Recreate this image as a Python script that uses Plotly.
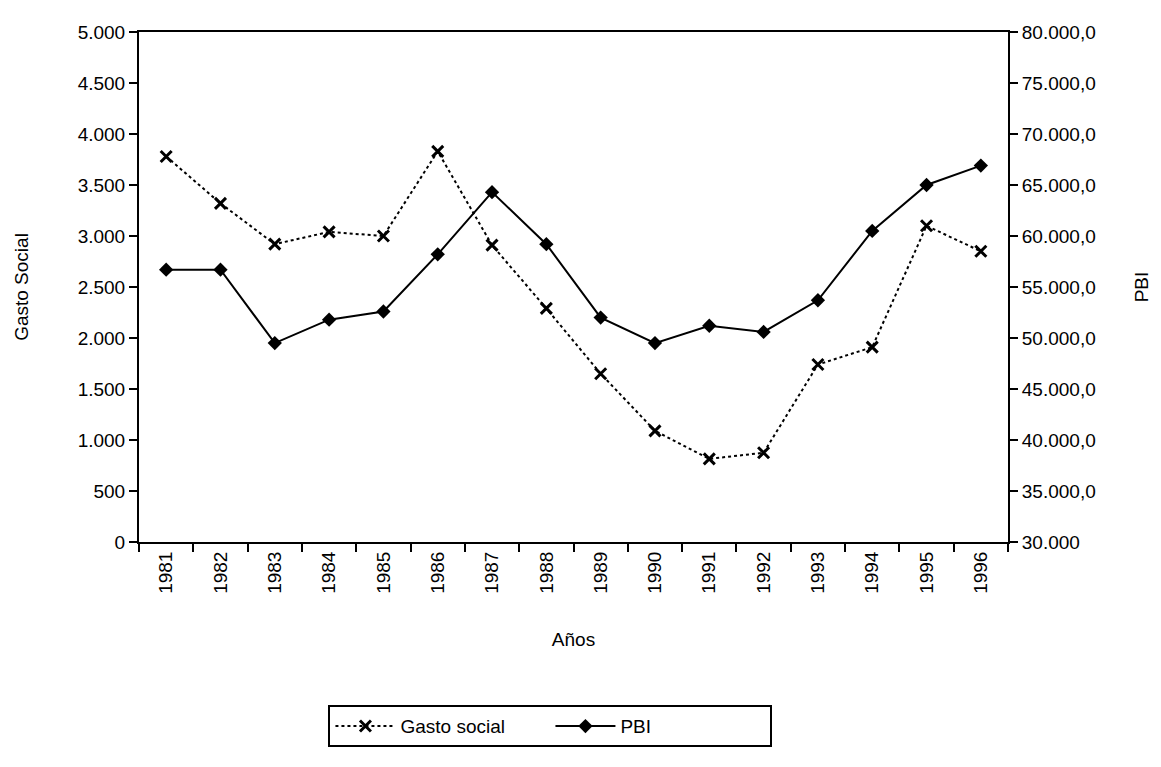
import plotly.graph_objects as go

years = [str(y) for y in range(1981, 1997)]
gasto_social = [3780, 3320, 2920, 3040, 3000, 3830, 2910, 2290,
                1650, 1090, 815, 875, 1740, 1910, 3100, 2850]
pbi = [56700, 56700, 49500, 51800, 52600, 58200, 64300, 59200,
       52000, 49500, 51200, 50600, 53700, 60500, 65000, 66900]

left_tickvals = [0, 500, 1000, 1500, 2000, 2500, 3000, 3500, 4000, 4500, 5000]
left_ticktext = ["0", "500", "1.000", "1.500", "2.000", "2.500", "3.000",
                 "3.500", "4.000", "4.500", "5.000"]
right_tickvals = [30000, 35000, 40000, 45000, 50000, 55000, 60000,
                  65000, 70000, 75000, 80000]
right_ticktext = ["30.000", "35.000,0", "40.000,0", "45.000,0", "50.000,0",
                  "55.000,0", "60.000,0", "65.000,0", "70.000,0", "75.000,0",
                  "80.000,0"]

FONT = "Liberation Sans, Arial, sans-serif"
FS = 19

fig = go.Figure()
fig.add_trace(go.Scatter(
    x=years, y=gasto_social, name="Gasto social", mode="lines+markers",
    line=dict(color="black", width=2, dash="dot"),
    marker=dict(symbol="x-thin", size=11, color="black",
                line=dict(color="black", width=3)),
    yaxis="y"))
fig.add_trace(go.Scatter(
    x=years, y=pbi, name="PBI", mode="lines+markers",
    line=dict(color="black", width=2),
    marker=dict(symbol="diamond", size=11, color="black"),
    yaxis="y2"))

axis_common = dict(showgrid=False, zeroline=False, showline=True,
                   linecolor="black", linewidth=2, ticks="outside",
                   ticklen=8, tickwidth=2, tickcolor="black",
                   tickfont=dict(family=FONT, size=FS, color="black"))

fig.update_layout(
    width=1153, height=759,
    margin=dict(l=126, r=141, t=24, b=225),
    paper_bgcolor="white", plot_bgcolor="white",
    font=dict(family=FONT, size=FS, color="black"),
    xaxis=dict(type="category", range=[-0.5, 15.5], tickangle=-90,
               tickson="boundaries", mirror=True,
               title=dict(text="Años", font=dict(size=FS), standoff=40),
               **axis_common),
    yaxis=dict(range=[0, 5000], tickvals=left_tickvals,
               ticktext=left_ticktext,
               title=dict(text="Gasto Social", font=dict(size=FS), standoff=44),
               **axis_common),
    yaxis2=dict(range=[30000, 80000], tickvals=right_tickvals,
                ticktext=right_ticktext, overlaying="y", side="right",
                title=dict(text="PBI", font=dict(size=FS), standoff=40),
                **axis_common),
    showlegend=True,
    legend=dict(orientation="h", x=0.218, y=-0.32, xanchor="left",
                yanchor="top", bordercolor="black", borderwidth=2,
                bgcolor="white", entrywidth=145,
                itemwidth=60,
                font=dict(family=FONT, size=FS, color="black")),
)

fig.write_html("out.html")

============================================================

* **Problem to work on**
Reproduce each line word for word and drop the pictures.

* **Written solution**
Recreate this image as a Python script that uses Plotly.
import plotly.graph_objects as go

years = [str(y) for y in range(1981, 1997)]
gasto_social = [3780, 3320, 2920, 3040, 3000, 3830, 2910, 2290,
                1650, 1090, 815, 875, 1740, 1910, 3100, 2850]
pbi = [56700, 56700, 49500, 51800, 52600, 58200, 64300, 59200,
       52000, 49500, 51200, 50600, 53700, 60500, 65000, 66900]

left_tickvals = [0, 500, 1000, 1500, 2000, 2500, 3000, 3500, 4000, 4500, 5000]
left_ticktext = ["0", "500", "1.000", "1.500", "2.000", "2.500", "3.000",
                 "3.500", "4.000", "4.500", "5.000"]
right_tickvals = [30000, 35000, 40000, 45000, 50000, 55000, 60000,
                  65000, 70000, 75000, 80000]
right_ticktext = ["30.000", "35.000,0", "40.000,0", "45.000,0", "50.000,0",
                  "55.000,0", "60.000,0", "65.000,0", "70.000,0", "75.000,0",
                  "80.000,0"]

FONT = "Liberation Sans, Arial, sans-serif"
FS = 19

fig = go.Figure()
fig.add_trace(go.Scatter(
    x=years, y=gasto_social, name="Gasto social", mode="lines+markers",
    line=dict(color="black", width=2, dash="dot"),
    marker=dict(symbol="x-thin", size=11, color="black",
                line=dict(color="black", width=3)),
    yaxis="y"))
fig.add_trace(go.Scatter(
    x=years, y=pbi, name="PBI", mode="lines+markers",
    line=dict(color="black", width=2),
    marker=dict(symbol="diamond", size=11, color="black"),
    yaxis="y2"))

axis_common = dict(showgrid=False, zeroline=False, showline=True,
                   linecolor="black", linewidth=2, ticks="outside",
                   ticklen=8, tickwidth=2, tickcolor="black",
                   tickfont=dict(family=FONT, size=FS, color="black"))

fig.update_layout(
    width=1153, height=759,
    margin=dict(l=126, r=141, t=24, b=225),
    paper_bgcolor="white", plot_bgcolor="white",
    font=dict(family=FONT, size=FS, color="black"),
    xaxis=dict(type="category", range=[-0.5, 15.5], tickangle=-90,
               tickson="boundaries", mirror=True,
               title=dict(text="Años", font=dict(size=FS), standoff=40),
               **axis_common),
    yaxis=dict(range=[0, 5000], tickvals=left_tickvals,
               ticktext=left_ticktext,
               title=dict(text="Gasto Social", font=dict(size=FS), standoff=44),
               **axis_common),
    yaxis2=dict(range=[30000, 80000], tickvals=right_tickvals,
                ticktext=right_ticktext, overlaying="y", side="right",
                title=dict(text="PBI", font=dict(size=FS), standoff=40),
                **axis_common),
    showlegend=True,
    legend=dict(orientation="h", x=0.218, y=-0.32, xanchor="left",
                yanchor="top", bordercolor="black", borderwidth=2,
                bgcolor="white", entrywidth=145,
                itemwidth=60,
                font=dict(family=FONT, size=FS, color="black")),
)

fig.write_html("out.html")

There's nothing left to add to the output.